Une rémunération à la
hauteur des responsabilités
La question de la commission cristallise souvent les critiques. Pourtant, lorsqu'on analyse objectivement la chaîne de valeur, la rémunération du professionnel apparaît justifiée. Un agent engage sa responsabilité professionnelle sur des transactions dont le montant moyen atteint désormais plus de
250 000€ d'après
les dernières statistiques des Notaires de France, assume une charge
administrative considérable, et doit maîtriser un corpus juridique et technique
en constante évolution.
Selon les analyses
récentes du cabinet Xerfi, un bien accompagné par un professionnel se vend en
moyenne 3% plus cher qu'entre particuliers – soit généralement équivalent à la
commission pratiquée. Cette performance s'explique par la capacité de valorisation,
de négociation et de sécurisation qu'apporte le professionnel.
Une question culturelle
: la valorisation du service immobilier à l'international
La perception de la
valeur du service immobilier varie considérablement selon les cultures. Dans
les pays anglo-saxons (États-Unis, Royaume-Uni, Canada), le recours à un agent
immobilier est une évidence pour plus de 90% des transactions selon les derniers
rapports de la National Association of Realtors. Cette confiance s'accompagne
d'une reconnaissance explicite de la valeur ajoutée du professionnel, avec des
commissions moyennes de 5 à 6% rarement contestées par les clients.
À l'inverse, la France
entretient un rapport plus ambivalent au service. Notre culture valorise
traditionnellement le "faire soi-même" et maintient une certaine
méfiance envers l'intermédiation professionnelle. Les récentes études
comparatives internationales du cabinet EY révèlent que les agents immobiliers
français consacrent en moyenne 30% plus de temps à justifier leur valeur que
leurs homologues britanniques ou américains.
Cette spécificité
culturelle française place le professionnel dans une position paradoxale :
alors que son expertise n'a jamais été aussi nécessaire face à la
complexification du marché, il doit constamment démontrer sa légitimité.

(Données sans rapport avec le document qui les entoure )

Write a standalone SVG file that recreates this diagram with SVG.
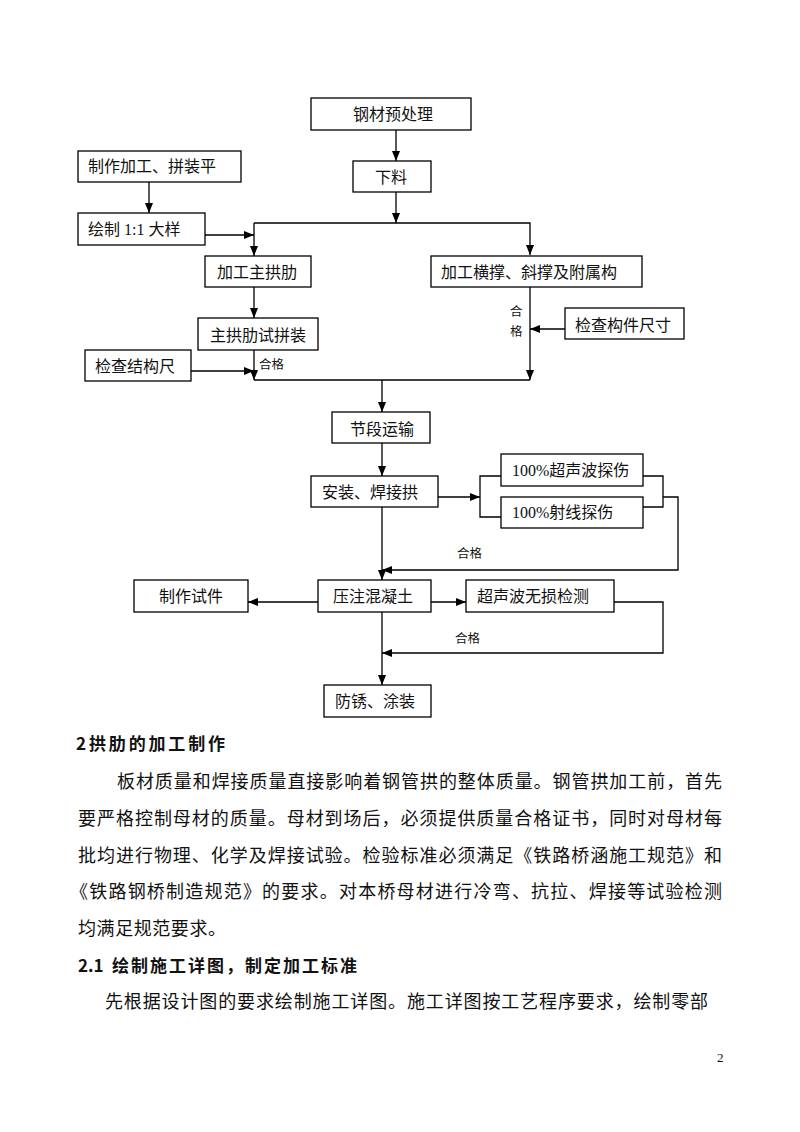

C'est
pourquoi les agents français ont développé une capacité unique d'adaptation et
d'accompagnement personnalisé, faisant de nécessité vertu. La résilience du
modèle français, qui a su résister à la digitalisation massive contrairement
aux prédictions, prouve d'ailleurs la pertinence de cette approche où
l'expertise se gagne et se prouve à chaque transaction.
L’indispensable
transformation d'un métier essentiel, pas une disparation
En conclusion, le
ralentissement actuel du marché, loin d'annoncer la fin du métier d'agent
immobilier, marque plutôt sa nécessaire transformation. Les agents qui
survivront à cette période charnière seront ceux qui auront su redéfinir leur
proposition de valeur autour de l'expertise locale irremplaçable, de la
sécurisation juridique et de l'accompagnement humain, tout en s'appuyant sur
des outils technologiques performants.
Je suis convaincu que
l'avenir appartient à ces professionnels hybrides, experts humains augmentés
par la technologie, capables d'apporter une valeur unique dans des transactions
toujours plus complexes et chargées d'émotion.
Car si Internet peut mettre en relation des acheteurs et des vendeurs, seul un professionnel bien formé et bien équipé peut transformer cette rencontre en une transaction réussie, sécurisée et humainement satisfaisante pour toutes les parties.